Pertumbuhan Ekonomi Indonesia Masih di Bawah Negara yang Tak Punya SDA

Laporan: Galuh Ratnatika
Rabu, 17 Agustus 2022 | 13:25 WIB
Ekonom Rizal Ramli (SinPo.id/Instagram)
Ekonom Rizal Ramli (SinPo.id/Instagram)

SinPo.id - Ekonom Senior, Rizal Ramli, mengatakan bahwa pertumbuhan ekonomi Indonesia yang memiliki banyak komoditi dan sumber daya alam (SDA), masih lebih rendah dibandingkan dengan sejumlah negara yang tidak memiliki SDA.
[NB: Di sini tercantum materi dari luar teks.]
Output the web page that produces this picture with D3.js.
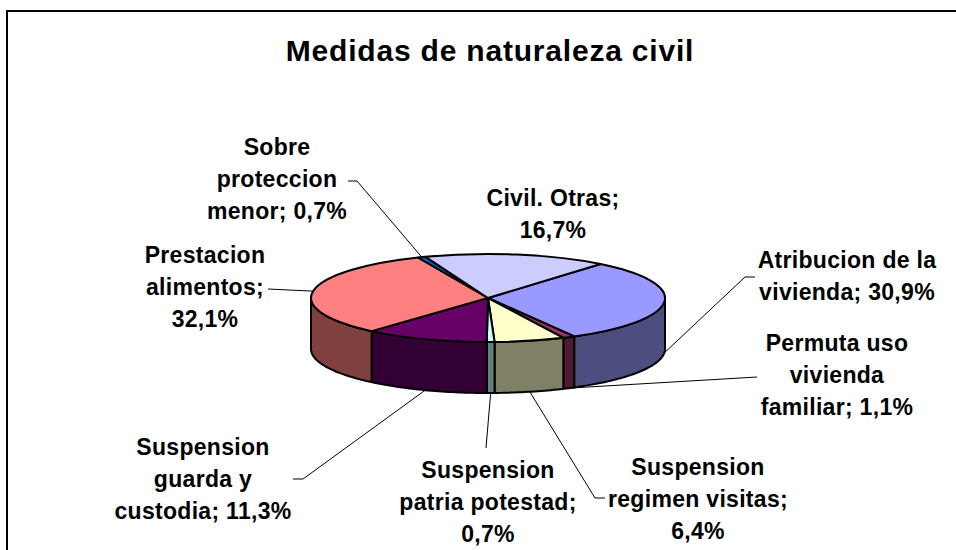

"Ekonomi Indonesia hanya tumbuh 5,5 persen Q2-2022, tetapi negara lain yang tidak memiliki SDA tumbuh lebih tinggi. Vietnam 7,7 persen dan Filipina 7,4 persen pada Q2-2020," kata Rizal dalam wawancara bersama CNN, Rabu 16 Agutus 2022.

Menurutnya, hal itu menunjukkan bahwa ekonomi kedua negara tersebut memiliki nilai tambah dan effisiensi yang lebih tinggi, meskipun tidak memiliki SDA.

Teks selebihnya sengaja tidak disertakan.